How would you test your MCS algorithm?

Back in the late 1990s, I almost never wrote automated tests, and never wrote an extensive test suite. Nowadays I'm pretty thorough, and use coverage-guided techniques to get good, extensive tests through some semi-permanent API layer that will allow me to refactor the internals without changing the tests.

I couldn't do that here.

There are a lot of heuristics, and some of them are only triggered under unusual circumstances, after a bunch of combinitorial possibilities. Outside of a few minor components, I couldn't figure out how to write unit tests for the code.

I ended up pushing most of the testing into validation testing of the complete system, which meant I wrote some 1,000+ lines of code without strong testing. Moreover, I used a new approach to the MCS problem, so the algorithm I was working on doesn't have the track record of the standard clique-based or backtracking approaches.

So stress factors included not knowing if the algorithm would work, and not being able to develop enough test cases to provide good validation during development.

As a rule of thumb, it's easiest to fix bugs which are caught early. Unit tests and evolutionary prototyping are two of the techniques that people use to tighten the feedback loop between specification, implementation, and valiation. I think another stress factor is propotional to the size of the feedback loop.

What testing did I do?

I mean, I did have tests during development. I came up with a few examples by hand, I did a substructure search of a large data set and I verified that the MCS code found that substructure, but I know that's not enough tests. I know this because after six weeks of development and over 1000 lines of code, I spent another three weeks doing a large amount of post-development testing, and found several bugs. In the process of writing this essay I also found that four days of that development work ended up making things slower, so I'll have to remove it.

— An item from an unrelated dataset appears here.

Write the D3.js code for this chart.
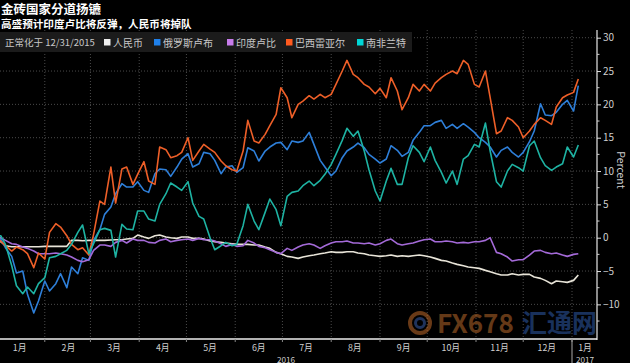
<!DOCTYPE html>
<html><head><meta charset="utf-8">
<script src="https://cdn.jsdelivr.net/npm/d3@7"></script>
<style>
html,body{margin:0;padding:0;background:#000;}
svg{display:block;}
text{font-family:"Noto Sans CJK SC","Noto Sans",sans-serif;}
</style></head><body>
<svg id="chart" width="630" height="363"></svg>
<script>
const dates = ["2015-12-31","2016-01-04","2016-01-07","2016-01-11","2016-01-14","2016-01-18","2016-01-21","2016-01-25","2016-01-28","2016-02-01","2016-02-04","2016-02-08","2016-02-11","2016-02-15","2016-02-18","2016-02-22","2016-02-25","2016-02-29","2016-03-03","2016-03-07","2016-03-10","2016-03-14","2016-03-17","2016-03-21","2016-03-24","2016-03-28","2016-03-31","2016-04-04","2016-04-07","2016-04-11","2016-04-14","2016-04-18","2016-04-21","2016-04-25","2016-04-28","2016-05-02","2016-05-05","2016-05-09","2016-05-12","2016-05-16","2016-05-19","2016-05-23","2016-05-26","2016-05-30","2016-06-02","2016-06-06","2016-06-09","2016-06-13","2016-06-16","2016-06-20","2016-06-23","2016-06-27","2016-06-30","2016-07-04","2016-07-07","2016-07-11","2016-07-14","2016-07-18","2016-07-21","2016-07-25","2016-07-28","2016-08-01","2016-08-04","2016-08-08","2016-08-11","2016-08-15","2016-08-18","2016-08-22","2016-08-25","2016-08-29","2016-09-01","2016-09-05","2016-09-08","2016-09-12","2016-09-15","2016-09-19","2016-09-22","2016-09-26","2016-09-29","2016-10-03","2016-10-06","2016-10-10","2016-10-13","2016-10-17","2016-10-20","2016-10-24","2016-10-27","2016-10-31","2016-11-03","2016-11-07","2016-11-10","2016-11-14","2016-11-17","2016-11-21","2016-11-24","2016-11-28","2016-12-01","2016-12-05","2016-12-08","2016-12-12","2016-12-15","2016-12-19","2016-12-22","2016-12-26","2016-12-29","2017-01-02","2017-01-05"];

const cny = [0,-0.6,-1.2,-1.35,-1.35,-1.35,-1.35,-1.35,-1.35,-1.3,-1.3,-1.3,-1.3,-1.3,-0.4,-0.4,-0.45,-0.4,-0.4,-0.4,-0.4,-0.35,-0.3,-0.3,-0.2,-0.1,0.4,0.1,-0.1,0.3,0.4,0.1,0,-0.1,0.1,0.1,-0.1,-0.1,-0.2,-0.5,-0.6,-0.7,-0.8,-0.9,-1,-1,-1,-1.1,-1.1,-1.4,-1.6,-2.2,-2.4,-2.8,-2.9,-3.1,-2.9,-2.7,-2.6,-2.4,-2.3,-2.1,-2.2,-2.2,-2.1,-2.1,-2.3,-2.4,-2.6,-2.7,-2.8,-2.7,-2.6,-2.8,-2.7,-2.8,-2.7,-2.6,-2.7,-2.9,-3.1,-3.4,-3.5,-3.8,-4,-4.2,-4.4,-4.5,-4.6,-4.9,-5.1,-5.4,-5.6,-5.6,-5.4,-5.6,-5.5,-5.5,-5.9,-6.1,-6.4,-6.9,-6.5,-6.6,-6.7,-6.4,-5.6];
const rub = [0,-0.2,-1.5,-2.8,-5.3,-5,-8.5,-11.3,-9.5,-6.5,-8,-6.9,-5.4,-7.5,-4.4,-5.4,-3,-3.4,-0.4,1.2,3.5,4.6,6.6,8.1,7.6,7.6,8.4,7.1,6.8,9.6,10.3,10.2,9.2,10.6,11.8,12.6,10.6,11.1,12.8,12.6,11.6,9.6,10.6,10.8,9.8,10.5,13.5,13,11.5,13,13.6,14.2,14.3,13.2,14.5,14.3,14.5,15.8,14,11.6,10.6,9.3,10,12,13,13.6,14.2,13.5,12.5,11.8,11.2,11.8,13.8,13.1,12.2,12.8,14.6,15.8,16.8,16.8,17.3,17.6,16.4,17,16.4,17.1,16.6,15.8,15,14.3,13.6,12.1,13.1,13.6,12.8,12.1,12.8,14.4,16,20.1,18.4,18.3,18.8,20,20.6,19,22.8];
const inr = [0,0,-0.4,-0.9,-1,-1.4,-1.6,-2,-2.4,-2.4,-2.4,-2.3,-2.4,-2.6,-2.9,-3.4,-3.6,-3.3,-1.9,-1.1,-1.1,-1.3,-0.7,-0.4,-0.8,-0.2,-0.4,-0.4,-0.7,-0.8,-0.4,-0.2,-0.6,-0.4,-0.3,-0.2,-0.4,-0.1,-0.3,-0.3,-0.5,-0.9,-1.3,-1,-1.3,-1.2,-0.4,-0.8,-1.3,-1.5,-1.8,-2.2,-2.4,-1.6,-1.9,-1.4,-1.1,-0.9,-1.1,-1.6,-1.2,-0.8,-0.6,-0.6,-0.5,-0.8,-0.8,-0.9,-0.8,-1.1,-0.9,-0.4,-0.2,-0.9,-1.1,-0.9,-0.8,-0.5,-0.3,-0.2,-0.6,-0.6,-0.5,-0.6,-0.8,-0.7,-0.8,-0.6,-0.6,-0.4,0,-2.2,-2.4,-2.9,-3.5,-3.3,-3.3,-2.6,-2,-1.9,-2.2,-2.4,-2.3,-2.6,-2.8,-2.5,-2.4];
const brl = [0,-0.5,-1.2,-2,-1.4,-1.8,-2.4,-4.5,-2.3,-3.2,0.8,2.1,1.6,0.3,-1,-1.8,-1.5,-2.6,0.5,5.5,5,10.6,5.2,10.3,10.6,8,9.5,11.4,8.5,8,13.6,13.2,12,12.3,12.8,15,11.6,13,14,13.3,12.8,11.5,10.8,10.2,10,13,17.6,14.5,14.2,15.5,16.8,18.5,22.5,21,18,20,20.5,21.3,20.8,21.5,21,21.5,23,25,26.6,24.5,24,23,22.6,21.6,22.4,21,24,22,19.2,21,23,22,23,22,23.2,24,24.5,25,24.6,26.6,26,23,22.6,25,21,15.6,16,18,17.6,16.6,15,16,17,18,17.6,17,19.6,21,21.4,21.8,23.8];
const zar = [0,0.3,-1,-4.2,-7.2,-8.4,-7.4,-8.4,-6.9,-6,-3,-2.8,-2.4,-1.9,-1,0.8,1.9,-2.4,-0.9,1.2,1.4,1.1,-2.9,2,1.3,1.2,4,4,2.8,2.5,5,6.6,8.2,7.6,7.1,8.4,5.2,3.2,2.8,0,-1.8,-1.2,-0.7,-1.2,-1,1.8,5,2.5,1.2,3.8,5.8,4.2,1.8,6.2,6.8,7,7.8,8.5,7.8,8.6,9.5,11,12.5,14.6,16.4,15.2,16,13,10.2,7,5.5,8.5,10.4,8,8,12,13.8,12.8,11.4,13.6,11.6,9.8,8.2,10,8,11.8,12.3,14,13.6,17.2,13,8.4,7.6,10,11,10.5,10,13.8,14.5,12,10.8,10.1,10.6,11.1,13.6,12.1,13.9];

const seriesNames = ["人民币","俄罗斯卢布","印度卢比","巴西雷亚尔","南非兰特"];
const seriesValues = [cny, rub, inr, brl, zar];
const lineColors = ["#e8e4d8","#2e7fd9","#a46ad8","#ee5f28","#1eb3a3"];
const legendColors = ["#eeeeee","#1f80ea","#c77ceb","#ff5a1f","#00d6d6"];
const monthLabels = ["1月","2月","3月","4月","5月","6月","7月","8月","9月","10月","11月","12月","1月"];
const yTicks = [30,25,20,15,10,5,0,-5,-10];

const svg = d3.select("#chart");
const W = 630, H = 363;
const pLeft = 0, pRight = 597, pTop = 30, pBottom = 339;
const parse = d3.timeParse("%Y-%m-%d");

const x = d3.scaleTime().domain([parse("2016-01-01"), parse("2017-01-01")]).range([-4, 572]);
const y = d3.scaleLinear().domain([-15, 30]).range([337.7, 37.7]);

svg.append("rect").attr("width", W).attr("height", H).attr("fill", "#000");

// title
svg.append("text").attr("x", 1).attr("y", 13.5).attr("fill", "#fff")
  .attr("font-size", 12.5).attr("font-weight", "bold").text("金砖国家分道扬镳");
svg.append("text").attr("x", 1).attr("y", 28).attr("fill", "#fff")
  .attr("font-size", 10.6).attr("font-weight", "bold").text("高盛预计印度卢比将反弹，人民币将掉队");

// gridlines
const g = svg.append("g");
yTicks.forEach(v => {
  g.append("line").attr("x1", pLeft).attr("x2", pRight).attr("y1", y(v)).attr("y2", y(v))
    .attr("stroke", "#4a4a4a").attr("stroke-width", 1).attr("stroke-dasharray", "1,2");
});
const monthStarts = d3.timeMonth.range(parse("2016-02-01"), parse("2017-01-02"));
monthStarts.forEach(d => {
  g.append("line").attr("x1", x(d)).attr("x2", x(d)).attr("y1", pTop).attr("y2", pBottom)
    .attr("stroke", "#4a4a4a").attr("stroke-width", 1).attr("stroke-dasharray", "1,2");
});

// legend bar
svg.append("rect").attr("x", 0).attr("y", 32).attr("width", 412).attr("height", 20).attr("fill", "#1b1b1b");
svg.append("text").attr("x", 5).attr("y", 46).attr("fill", "#c8c8c8").attr("font-size", 9.5)
  .text("正常化于 12/31/2015");
const legX = [104, 154, 227, 286, 357];
seriesNames.forEach((n, i) => {
  svg.append("rect").attr("x", legX[i]).attr("y", 39).attr("width", 6.5).attr("height", 6.5).attr("fill", legendColors[i]);
  svg.append("text").attr("x", legX[i] + 9).attr("y", 46.5).attr("fill", "#c8c8c8").attr("font-size", 10).text(n);
});

// watermark
const wm = svg.append("g").attr("opacity", 0.55);
wm.append("circle").attr("cx", 420).attr("cy", 323).attr("r", 10).attr("fill", "none").attr("stroke", "#c06a2a").attr("stroke-width", 4);
wm.append("circle").attr("cx", 420).attr("cy", 323).attr("r", 4.5).attr("fill", "none").attr("stroke", "#3a5ea8").attr("stroke-width", 3);
wm.append("text").attr("x", 437).attr("y", 333).attr("fill", "#b8682a").attr("font-size", 26)
  .attr("font-weight", "bold").attr("font-family", "Liberation Sans, sans-serif").text("FX678");
wm.append("text").attr("x", 522).attr("y", 332).attr("fill", "#2e5aa8").attr("font-size", 25)
  .attr("font-weight", "bold").text("汇通网");

// lines
svg.append("clipPath").attr("id", "clip").append("rect").attr("x", pLeft).attr("y", pTop).attr("width", pRight - pLeft).attr("height", pBottom - pTop);
const line = d3.line().x((d, i) => x(parse(dates[i]))).y(d => y(d)).curve(d3.curveLinear);
const lg = svg.append("g").attr("clip-path", "url(#clip)");
seriesValues.forEach((vals, i) => {
  lg.append("path").datum(vals).attr("d", line).attr("fill", "none")
    .attr("stroke", lineColors[i]).attr("stroke-width", 1.6).attr("stroke-linejoin", "round");
});

// right axis
const yAxis = d3.axisRight(y).tickValues(yTicks).tickSize(4).tickPadding(2).tickFormat(d3.format("d"));
const ya = svg.append("g").attr("transform", `translate(${pRight},0)`).call(yAxis);
ya.select(".domain").remove();
ya.selectAll(".tick line").attr("stroke", "#ddd");
ya.selectAll(".tick text").attr("fill", "#cfcfcf").attr("font-size", 10).attr("font-family", "Noto Sans, sans-serif");
svg.append("line").attr("x1", pRight).attr("x2", pRight).attr("y1", pTop).attr("y2", pBottom + 1).attr("stroke", "#e8e8e8").attr("stroke-width", 1.2);
const minor = d3.range(-12.5, 31, 5);
minor.forEach(v => {
  svg.append("line").attr("x1", pRight).attr("x2", pRight + 2.5).attr("y1", y(v)).attr("y2", y(v)).attr("stroke", "#ccc");
});
svg.append("text").attr("transform", `translate(617,170) rotate(90)`).attr("fill", "#cfcfcf")
  .attr("font-size", 10.5).attr("text-anchor", "middle").attr("font-family", "Noto Sans, sans-serif").text("Percent");

// bottom axis
svg.append("line").attr("x1", 0).attr("x2", pRight).attr("y1", pBottom).attr("y2", pBottom).attr("stroke", "#eee").attr("stroke-width", 1.5);
const monthMids = d3.timeMonth.range(parse("2016-01-01"), parse("2017-01-02")).map(d => d3.timeDay.offset(d, 15));
monthMids.forEach((d, i) => {
  const xx = i < 12 ? x(d) : 585;
  svg.append("text").attr("x", xx).attr("y", 351).attr("text-anchor", "middle").attr("fill", "#cfcfcf")
    .attr("font-size", 8.8).text(monthLabels[i]);
});
monthStarts.forEach(d => {
  svg.append("line").attr("x1", x(d)).attr("x2", x(d)).attr("y1", pBottom).attr("y2", pBottom + 3).attr("stroke", "#888");
});
svg.append("line").attr("x1", x(parse("2017-01-01"))).attr("x2", x(parse("2017-01-01"))).attr("y1", pBottom).attr("y2", H)
  .attr("stroke", "#aaa").attr("stroke-width", 1);
svg.append("text").attr("x", 286).attr("y", 362.5).attr("text-anchor", "middle").attr("fill", "#cfcfcf").attr("font-size", 8.2)
  .attr("font-family", "Liberation Sans, sans-serif").text("2016");
svg.append("text").attr("x", 585).attr("y", 362.5).attr("text-anchor", "middle").attr("fill", "#cfcfcf").attr("font-size", 8.2)
  .attr("font-family", "Liberation Sans, sans-serif").text("2017");
</script>
</body></html>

I did most of my tests based on the ChEMBL data: 10,000 random pairs of structures, the k=2, k=10, and k=100 nearest neighbors, and the k<=100 neighbors with similarities of at least 0.95, 0.9, and 0.8. I also did, at the end, tests based on the ChEBI structure ontology. There were easily 20,000 different machine-generated test cases, although in most cases I didn't know the expected results beforehand.

What bugs did I find?

What bugs did I find? I think it's educational to characterize a few of them.

Typo caught by an assertion check

One of the simplest bugs was a poorly formatted string. I used "%d" when I should have used ""%%%d". A bit of jargon for those in the know; I generate SMARTS strings for the intermedate subgraphs. If there are more than 9 open rings then the syntax goes from a single digit closure number to a closure number like "%10". I forgot to include the '%' for that case, and probably because the '%' was already there for the format string.

This wasn't triggered by my random-pairs test nor my various similarity-search based tests. Only when I ran through the ChEBI data, did I get an assertion failure when RDKit refused to accept my SMARTS string. That was the first time where I had a SMARTS with 10 unclosed rings.

As it happens, this error could have been caught by a unit testing, as some people practice unit tests. It's a four line function which takes a string and a number. Testing it is trivial. I didn't test it because I feel that testing directly against internal functions inhibits refactoring. I prefer to test against higher-level, more stable APIs.

My view is that it's usually easy to come up with high-level test cases which trigger a certain function call. But not in this case. The MCS search algorithm, while deterministic, uses so many arbitrarily defined values that I couldn't on my own come up with a test case with at least 10 open ring closures. And even if I did, a new search heuristic might change things so that only, say, 7 open ring closures were needed.

I felt that my system testing and the assertion check would be enough to identify if there was a problem, and it did. A low-level unit test might have helped, especially as I still don't have a specific test for that failure.

I think the right thing to do is add that failure as a specific test case, and use monkey-patching to insert wrong code for a repeat of that test case. The first one tests that the code is correct, and the second tests that the test case is still exercising the code under test.

Cross-validation testing

The first MCS papers are about as old as I am. Many people have written implementions, although relatively few are are available to me both at no cost and with no prohibitions on using it to develop a new MCS algorithm. (Some commercial companies don't like people using their software to write new software which is competitive to it, or even to use their software for benchmark comparisons.)

I tested pairs of structures against SMSD and I did more extenstive tests against Indigo's MCS implementation.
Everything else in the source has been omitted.